The reasoning that engendered the creation of the treaty system and residential schools was, for their duration, also the lingua franca of mainstream newspapers. In general it avers that Aboriginals, when compared to white Canadians, exemplify three essentialized sets of characteristics - depravity, innate inferiority, and a stubborn resistance to progress.  These representations cross-pollinate and contain within them a wide variety of elements.  Collectively, on one hand, this imagery has served to informally yet persuasively teach countless Canadians about imagined Native inferiority (that is, the Other in its many guises); and, on the other hand, the portrayals have served to reinforce prevalent mainstream notions about Aboriginal peoples, all of which degrade, denigrate and marginalize.  In this way, the press has both reflected naturally and regurgitated spontaneously and necessarily the culture from which it emerged at the same time as reinforcing and teaching prevailing social norms to youth and newcomers. “Along with notions of common history and traditions and shared representations,” Bohdan Szuychewycz writes, “a significant element in the discursive construction of nations and national identities involves the articulation of difference and contrast with respect to other national identities.”

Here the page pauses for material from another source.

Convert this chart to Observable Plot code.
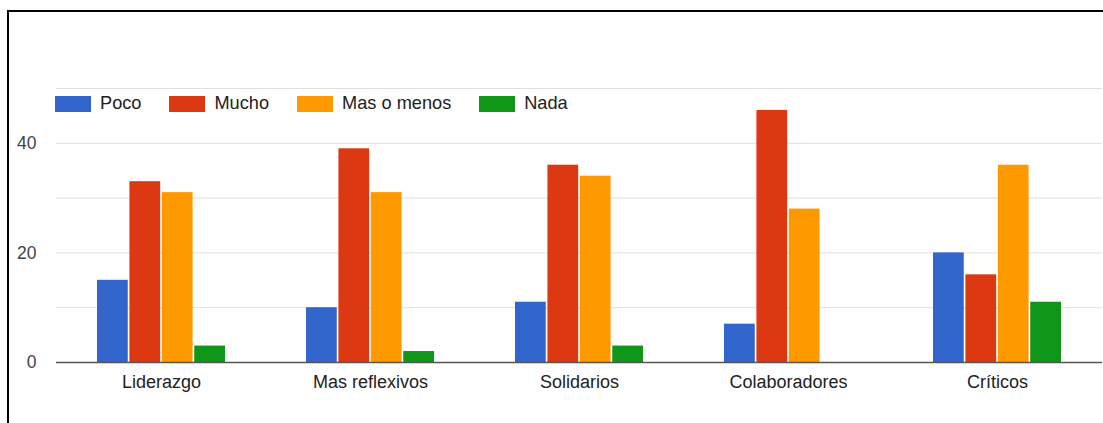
<!DOCTYPE html>
<html>
<head>
<meta charset="utf-8">
<script src="https://cdn.jsdelivr.net/npm/d3@7"></script>
<script src="https://cdn.jsdelivr.net/npm/@observablehq/plot@0.6"></script>
<style>
  html, body { margin: 0; padding: 0; background: #fff; }
  body { font-family: "Liberation Sans", Arial, sans-serif; }
  #wrap { position: relative; width: 1103px; height: 423px; overflow: hidden; }
  #frame { position: absolute; left: 7px; top: 10px; width: 1200px; height: 500px;
           border-left: 2px solid #000; border-top: 2px solid #000; box-sizing: border-box; }
  #chart { position: absolute; left: 0; top: 0; }
  #legend { position: absolute; left: 55px; top: 93px; display: flex; align-items: center; gap: 28px;
            font-size: 18.2px; color: #222; }
  .item { display: flex; align-items: center; }
  .sw { width: 36px; height: 16px; margin-right: 9px; }
</style>
</head>
<body>
<div id="wrap">
  <div id="frame"></div>
  <div id="chart"></div>
  <div id="legend"></div>
</div>
<script>
const categories = ["Liderazgo", "Mas reflexivos", "Solidarios", "Colaboradores", "Críticos"];
const series = ["Poco", "Mucho", "Mas o menos", "Nada"];
const poco = [15, 10, 11, 7, 20];
const mucho = [33, 39, 36, 46, 16];
const masOMenos = [31, 31, 34, 28, 36];
const nada = [3, 2, 3, 0, 11];
const colors = ["#3366cc", "#dc3912", "#ff9900", "#109618"];
const yTickValues = [0, 20, 40];
const gridValues = [10, 20, 30, 40, 50];

const valuesBySeries = [poco, mucho, masOMenos, nada];
const data = [];
series.forEach((s, i) => categories.forEach((c, j) => data.push({cat: c, series: s, value: valuesBySeries[i][j]})));

const W = 1103, H = 423, mL = 56, mR = 1, mT = 88, mB = 61;
const padInner = 0.388, padOuter = 0.194;
const outer = d3.scaleBand(categories, [mL, W - mR]).paddingInner(padInner).paddingOuter(padOuter);
const bw = outer.bandwidth();
const inner = d3.scaleBand(series, [0, bw]).paddingInner(0.05).paddingOuter(0);

const barMarks = series.map((s, i) => Plot.barY(data.filter(d => d.series === s), {
  x: "cat", y: "value", fill: colors[i],
  insetLeft: inner(s), insetRight: bw - inner(s) - inner.bandwidth()
}));

const chart = Plot.plot({
  width: W, height: H,
  marginLeft: mL, marginRight: mR, marginTop: mT, marginBottom: mB,
  style: {fontFamily: '"Liberation Sans", Arial, sans-serif', background: "transparent", overflow: "visible"},
  x: {domain: categories, paddingInner: padInner, paddingOuter: padOuter, label: null},
  y: {domain: [0, 50], label: null},
  marks: [
    Plot.ruleY(gridValues, {stroke: "#dedede", strokeWidth: 1}),
    ...barMarks,
    Plot.ruleY([0], {stroke: "#555", strokeWidth: 1.5}),
    Plot.axisY(yTickValues, {tickSize: 0, tickPadding: 20, fontSize: 17.5, fill: "#444", label: null}),
    Plot.axisX({tickSize: 0, tickPadding: 13, fontSize: 18, fill: "#222", label: null})
  ]
});
document.getElementById("chart").appendChild(chart);

const legend = document.getElementById("legend");
series.forEach((s, i) => {
  const item = document.createElement("div");
  item.className = "item";
  const sw = document.createElement("div");
  sw.className = "sw";
  sw.style.background = colors[i];
  const t = document.createElement("span");
  t.textContent = s;
  item.appendChild(sw); item.appendChild(t);
  legend.appendChild(item);
});
</script>
</body>
</html>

The idea that Canadians of Aboriginal ancestry epitomize moral depravity is as old as the press in Canada.  The notion finds expression in a variety of ways, including identified sneakiness, poor parenting, thievery, whorishness, dishonesty, laziness, ungodliness, and a tendency for debased afflictions associated with the body (such as sexual debauchery, alcoholism, and capricious violence).

The second perception also dates in the press to at least as early as Confederation.  It asserts that Aboriginals exhibit inherent racial inferiority, though newspapers mostly remained mum on how they understood the flexible term of “race.” Early on, the press critically embraced then-common social Darwinist concepts.  Such presumed inadequacy leads, for example, to alleged stupidity, poor decision making (with links to depravity), and childish, irresponsible, frequently irrational behaviour.  It is often conflated with and used to explain espied archetypical savagery, the alleged Aboriginal proclivities for wanton violence, crime, viciousness, and a general tendency toward mayhem.

Third, the press throughout Canadian history has cast Aboriginals as mired in an unprogressive and non-evolving past, as if they exist outside of linear time.  Behaviour associated with this theme includes excessive stubbornness, childishness, and maladaptive cultural characteristics that make it difficult for Aboriginal culture to progress in the ways understood and appreciated by the mainstream.  Additionally, this theme reinforces cultural depravity and racial inferiority in ways that buttress all three colonial essentialisms.  For example, note that childishness may be lumped in with alleged innate inferiority because adults (whites) are smarter and more advanced than children (Aboriginals).  By the same token, childishness may be associated with racial inferiority insofar as the superior (white adults) stands above the inferior (childish Aboriginals).  The point is simply that identifying three prominent varieties of treatment is useful for the purpose of analysis and discussion, yet the three tropes themselves behave as is their wont, following their own internal colonial logic, and frequently overlap.

Variations on the three perceptions include popular archetypical packaging such as the moribund Native, the savage, the Indian princess, the stoic or noble Native, the childish Native, the intemperate Native (a.k.a., the drunkard), and so on.  The list frequently decussates itself.  What the archetypes share in common is that each is constructed by the characteristic three aforementioned essentialisms.